Charts and diagrams as code:
____________________

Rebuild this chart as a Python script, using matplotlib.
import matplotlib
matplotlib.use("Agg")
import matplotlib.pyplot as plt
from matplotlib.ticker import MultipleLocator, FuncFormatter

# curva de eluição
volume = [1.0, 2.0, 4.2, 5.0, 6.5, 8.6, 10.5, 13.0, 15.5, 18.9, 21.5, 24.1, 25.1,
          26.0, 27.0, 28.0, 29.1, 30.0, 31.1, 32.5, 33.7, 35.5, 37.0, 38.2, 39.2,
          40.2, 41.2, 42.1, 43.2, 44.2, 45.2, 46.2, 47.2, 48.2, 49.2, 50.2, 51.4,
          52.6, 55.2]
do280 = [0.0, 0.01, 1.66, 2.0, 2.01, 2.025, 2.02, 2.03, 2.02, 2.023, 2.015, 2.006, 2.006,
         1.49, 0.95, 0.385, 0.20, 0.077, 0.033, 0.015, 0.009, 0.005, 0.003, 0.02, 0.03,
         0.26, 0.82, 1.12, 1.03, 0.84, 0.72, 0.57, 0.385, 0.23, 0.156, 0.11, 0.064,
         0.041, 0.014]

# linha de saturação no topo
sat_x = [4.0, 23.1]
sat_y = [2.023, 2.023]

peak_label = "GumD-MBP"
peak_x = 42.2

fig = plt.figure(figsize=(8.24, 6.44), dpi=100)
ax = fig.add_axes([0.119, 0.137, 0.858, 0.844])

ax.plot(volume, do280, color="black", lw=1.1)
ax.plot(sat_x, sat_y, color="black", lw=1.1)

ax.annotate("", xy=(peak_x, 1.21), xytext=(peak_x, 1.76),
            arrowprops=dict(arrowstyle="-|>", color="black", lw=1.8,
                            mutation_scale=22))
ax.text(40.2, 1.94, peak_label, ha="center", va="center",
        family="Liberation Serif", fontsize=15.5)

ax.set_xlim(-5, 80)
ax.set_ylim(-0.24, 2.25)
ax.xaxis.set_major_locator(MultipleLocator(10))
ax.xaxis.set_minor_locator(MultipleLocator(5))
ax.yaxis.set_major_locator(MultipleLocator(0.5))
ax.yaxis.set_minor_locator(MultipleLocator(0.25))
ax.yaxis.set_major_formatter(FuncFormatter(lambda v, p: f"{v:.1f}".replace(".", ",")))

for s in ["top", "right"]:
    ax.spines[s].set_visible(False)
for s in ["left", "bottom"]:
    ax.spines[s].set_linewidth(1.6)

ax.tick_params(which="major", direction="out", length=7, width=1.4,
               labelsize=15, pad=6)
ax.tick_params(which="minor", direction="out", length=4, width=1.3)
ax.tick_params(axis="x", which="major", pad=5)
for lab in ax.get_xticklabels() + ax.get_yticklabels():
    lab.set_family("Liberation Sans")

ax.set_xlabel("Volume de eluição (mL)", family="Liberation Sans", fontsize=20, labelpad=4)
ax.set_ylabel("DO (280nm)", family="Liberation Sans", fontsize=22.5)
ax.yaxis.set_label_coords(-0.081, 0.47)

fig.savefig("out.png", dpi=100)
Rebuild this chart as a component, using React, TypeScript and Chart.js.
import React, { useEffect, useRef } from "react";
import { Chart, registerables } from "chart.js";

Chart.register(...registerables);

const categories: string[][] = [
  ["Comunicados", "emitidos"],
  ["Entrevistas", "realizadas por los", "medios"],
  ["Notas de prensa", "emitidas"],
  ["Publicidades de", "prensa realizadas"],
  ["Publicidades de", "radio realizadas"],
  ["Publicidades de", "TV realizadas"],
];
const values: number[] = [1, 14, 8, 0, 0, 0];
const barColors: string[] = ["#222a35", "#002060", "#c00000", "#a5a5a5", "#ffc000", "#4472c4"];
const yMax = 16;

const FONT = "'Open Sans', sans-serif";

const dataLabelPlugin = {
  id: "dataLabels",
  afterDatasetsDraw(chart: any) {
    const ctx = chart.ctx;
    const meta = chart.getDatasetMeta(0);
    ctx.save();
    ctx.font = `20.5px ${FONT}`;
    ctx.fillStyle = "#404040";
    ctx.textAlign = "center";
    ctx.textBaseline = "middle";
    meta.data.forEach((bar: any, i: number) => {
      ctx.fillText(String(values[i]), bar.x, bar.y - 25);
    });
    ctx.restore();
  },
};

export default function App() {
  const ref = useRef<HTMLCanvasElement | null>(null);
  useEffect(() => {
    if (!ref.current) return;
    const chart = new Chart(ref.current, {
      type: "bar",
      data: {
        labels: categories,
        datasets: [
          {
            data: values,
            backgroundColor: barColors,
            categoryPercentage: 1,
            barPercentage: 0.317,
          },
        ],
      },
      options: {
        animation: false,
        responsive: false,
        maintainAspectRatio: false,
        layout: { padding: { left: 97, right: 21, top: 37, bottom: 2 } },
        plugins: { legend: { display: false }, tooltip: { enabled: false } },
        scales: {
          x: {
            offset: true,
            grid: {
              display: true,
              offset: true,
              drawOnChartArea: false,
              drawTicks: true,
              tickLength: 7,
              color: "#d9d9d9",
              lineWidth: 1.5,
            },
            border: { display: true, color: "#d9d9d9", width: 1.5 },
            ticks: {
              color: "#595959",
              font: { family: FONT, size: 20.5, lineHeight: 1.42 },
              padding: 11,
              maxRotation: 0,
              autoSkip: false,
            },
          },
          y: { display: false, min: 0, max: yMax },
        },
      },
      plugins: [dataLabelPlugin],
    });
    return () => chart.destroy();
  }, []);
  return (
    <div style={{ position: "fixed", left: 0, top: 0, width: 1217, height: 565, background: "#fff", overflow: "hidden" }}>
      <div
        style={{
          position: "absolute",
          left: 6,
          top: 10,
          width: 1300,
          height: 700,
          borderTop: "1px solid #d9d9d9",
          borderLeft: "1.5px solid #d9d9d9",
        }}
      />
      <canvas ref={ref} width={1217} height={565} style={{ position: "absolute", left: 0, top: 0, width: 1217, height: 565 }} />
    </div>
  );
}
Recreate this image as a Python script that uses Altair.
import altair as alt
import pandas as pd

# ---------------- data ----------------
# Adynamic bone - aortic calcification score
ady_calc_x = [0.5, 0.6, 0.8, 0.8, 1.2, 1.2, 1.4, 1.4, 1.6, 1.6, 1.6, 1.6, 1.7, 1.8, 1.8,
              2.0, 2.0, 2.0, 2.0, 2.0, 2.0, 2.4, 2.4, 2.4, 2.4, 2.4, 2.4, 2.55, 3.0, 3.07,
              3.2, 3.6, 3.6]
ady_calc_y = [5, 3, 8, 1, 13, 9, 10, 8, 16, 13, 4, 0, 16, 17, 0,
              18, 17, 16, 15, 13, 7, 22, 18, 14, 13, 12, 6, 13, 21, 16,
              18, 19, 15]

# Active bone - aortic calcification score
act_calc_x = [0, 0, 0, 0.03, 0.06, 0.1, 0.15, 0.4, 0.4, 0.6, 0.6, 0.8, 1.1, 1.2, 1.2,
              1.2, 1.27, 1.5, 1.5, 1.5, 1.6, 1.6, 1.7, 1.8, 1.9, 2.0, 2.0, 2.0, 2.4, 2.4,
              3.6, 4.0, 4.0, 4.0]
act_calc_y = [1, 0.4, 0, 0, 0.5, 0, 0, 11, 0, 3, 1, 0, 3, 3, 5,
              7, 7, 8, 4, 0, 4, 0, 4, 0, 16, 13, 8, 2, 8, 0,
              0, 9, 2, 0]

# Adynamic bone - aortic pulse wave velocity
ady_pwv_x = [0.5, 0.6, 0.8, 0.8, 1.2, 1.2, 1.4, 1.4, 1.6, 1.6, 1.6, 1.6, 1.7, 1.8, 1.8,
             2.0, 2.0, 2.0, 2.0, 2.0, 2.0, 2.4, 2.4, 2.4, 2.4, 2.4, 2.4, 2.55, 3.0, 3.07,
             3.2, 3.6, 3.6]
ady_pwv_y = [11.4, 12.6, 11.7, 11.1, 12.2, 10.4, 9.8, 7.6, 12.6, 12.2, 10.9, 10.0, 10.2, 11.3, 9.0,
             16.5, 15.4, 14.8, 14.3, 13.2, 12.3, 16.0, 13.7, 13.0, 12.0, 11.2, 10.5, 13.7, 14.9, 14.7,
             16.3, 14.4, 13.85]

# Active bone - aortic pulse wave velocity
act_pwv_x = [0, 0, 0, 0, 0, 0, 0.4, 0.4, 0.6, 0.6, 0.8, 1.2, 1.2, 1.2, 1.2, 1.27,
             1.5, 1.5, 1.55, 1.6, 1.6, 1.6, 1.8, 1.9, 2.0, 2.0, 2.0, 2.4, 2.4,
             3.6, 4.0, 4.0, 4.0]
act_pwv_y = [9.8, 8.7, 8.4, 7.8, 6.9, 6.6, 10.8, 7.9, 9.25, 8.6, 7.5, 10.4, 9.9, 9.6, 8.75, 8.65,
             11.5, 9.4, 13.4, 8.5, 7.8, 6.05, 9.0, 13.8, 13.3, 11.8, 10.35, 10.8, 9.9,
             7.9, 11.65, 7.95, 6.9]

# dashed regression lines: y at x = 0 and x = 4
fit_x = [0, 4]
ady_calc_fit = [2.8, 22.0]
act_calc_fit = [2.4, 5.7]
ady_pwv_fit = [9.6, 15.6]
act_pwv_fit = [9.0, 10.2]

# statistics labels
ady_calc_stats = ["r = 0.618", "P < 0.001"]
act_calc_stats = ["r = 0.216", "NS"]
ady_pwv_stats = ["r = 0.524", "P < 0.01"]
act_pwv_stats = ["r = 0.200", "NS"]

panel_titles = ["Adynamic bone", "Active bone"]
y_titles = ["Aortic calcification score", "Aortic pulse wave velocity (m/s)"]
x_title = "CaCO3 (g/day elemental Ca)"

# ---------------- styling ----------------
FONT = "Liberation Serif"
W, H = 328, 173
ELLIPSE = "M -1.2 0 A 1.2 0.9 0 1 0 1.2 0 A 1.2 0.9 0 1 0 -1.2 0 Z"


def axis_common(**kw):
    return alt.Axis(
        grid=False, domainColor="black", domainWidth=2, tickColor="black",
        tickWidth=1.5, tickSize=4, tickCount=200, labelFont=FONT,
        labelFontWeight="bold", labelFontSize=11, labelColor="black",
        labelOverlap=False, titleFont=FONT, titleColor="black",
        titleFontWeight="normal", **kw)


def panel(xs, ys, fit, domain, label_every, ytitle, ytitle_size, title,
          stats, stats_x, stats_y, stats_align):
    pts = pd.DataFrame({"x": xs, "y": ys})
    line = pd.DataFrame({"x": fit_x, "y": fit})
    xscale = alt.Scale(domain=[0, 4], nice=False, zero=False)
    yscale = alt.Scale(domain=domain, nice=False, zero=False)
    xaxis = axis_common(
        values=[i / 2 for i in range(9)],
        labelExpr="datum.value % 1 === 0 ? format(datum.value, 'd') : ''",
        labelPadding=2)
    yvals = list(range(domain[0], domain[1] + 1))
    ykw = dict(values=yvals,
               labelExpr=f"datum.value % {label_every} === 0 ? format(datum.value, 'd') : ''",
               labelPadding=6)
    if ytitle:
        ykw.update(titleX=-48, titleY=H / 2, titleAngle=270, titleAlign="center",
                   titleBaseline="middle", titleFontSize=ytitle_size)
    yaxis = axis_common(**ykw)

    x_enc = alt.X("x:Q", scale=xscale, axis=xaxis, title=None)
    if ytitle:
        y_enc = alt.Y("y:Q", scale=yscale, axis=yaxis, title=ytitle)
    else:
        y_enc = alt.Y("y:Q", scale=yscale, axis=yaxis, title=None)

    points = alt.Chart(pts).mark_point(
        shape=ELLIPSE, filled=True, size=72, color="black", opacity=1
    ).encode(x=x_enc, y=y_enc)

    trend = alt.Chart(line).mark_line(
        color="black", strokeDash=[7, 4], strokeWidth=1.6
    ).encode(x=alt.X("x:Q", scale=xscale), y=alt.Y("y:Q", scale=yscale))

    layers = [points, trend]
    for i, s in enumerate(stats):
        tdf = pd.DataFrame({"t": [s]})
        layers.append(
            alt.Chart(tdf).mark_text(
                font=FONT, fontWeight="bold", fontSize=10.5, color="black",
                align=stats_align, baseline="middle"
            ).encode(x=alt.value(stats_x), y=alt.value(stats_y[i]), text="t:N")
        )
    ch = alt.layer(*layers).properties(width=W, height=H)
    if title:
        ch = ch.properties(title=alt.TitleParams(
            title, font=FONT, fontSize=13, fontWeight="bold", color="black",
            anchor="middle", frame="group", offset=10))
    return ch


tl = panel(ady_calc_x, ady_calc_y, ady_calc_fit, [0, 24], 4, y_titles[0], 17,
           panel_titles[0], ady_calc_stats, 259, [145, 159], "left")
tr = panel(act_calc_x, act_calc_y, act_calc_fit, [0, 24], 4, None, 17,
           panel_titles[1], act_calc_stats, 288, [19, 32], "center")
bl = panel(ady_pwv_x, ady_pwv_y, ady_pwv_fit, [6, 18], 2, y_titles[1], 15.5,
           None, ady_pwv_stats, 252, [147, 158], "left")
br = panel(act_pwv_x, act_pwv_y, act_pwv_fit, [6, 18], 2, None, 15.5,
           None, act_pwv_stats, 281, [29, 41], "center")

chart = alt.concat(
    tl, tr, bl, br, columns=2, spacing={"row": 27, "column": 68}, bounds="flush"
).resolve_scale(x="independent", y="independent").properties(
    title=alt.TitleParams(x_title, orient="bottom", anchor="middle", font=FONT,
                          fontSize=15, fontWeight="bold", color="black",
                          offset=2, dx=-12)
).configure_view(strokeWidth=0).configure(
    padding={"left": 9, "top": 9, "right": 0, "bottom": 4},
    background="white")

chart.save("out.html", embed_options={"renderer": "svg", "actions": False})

____________________

> [What is asked] Starting at the first line of the listing, retype every line up to and including the one with "from matplotlib.ticker import".

> [Task output]
Rebuild this chart as a Python script, using matplotlib.
import matplotlib
matplotlib.use("Agg")
import matplotlib.pyplot as plt
from matplotlib.ticker import MultipleLocator, FuncFormatter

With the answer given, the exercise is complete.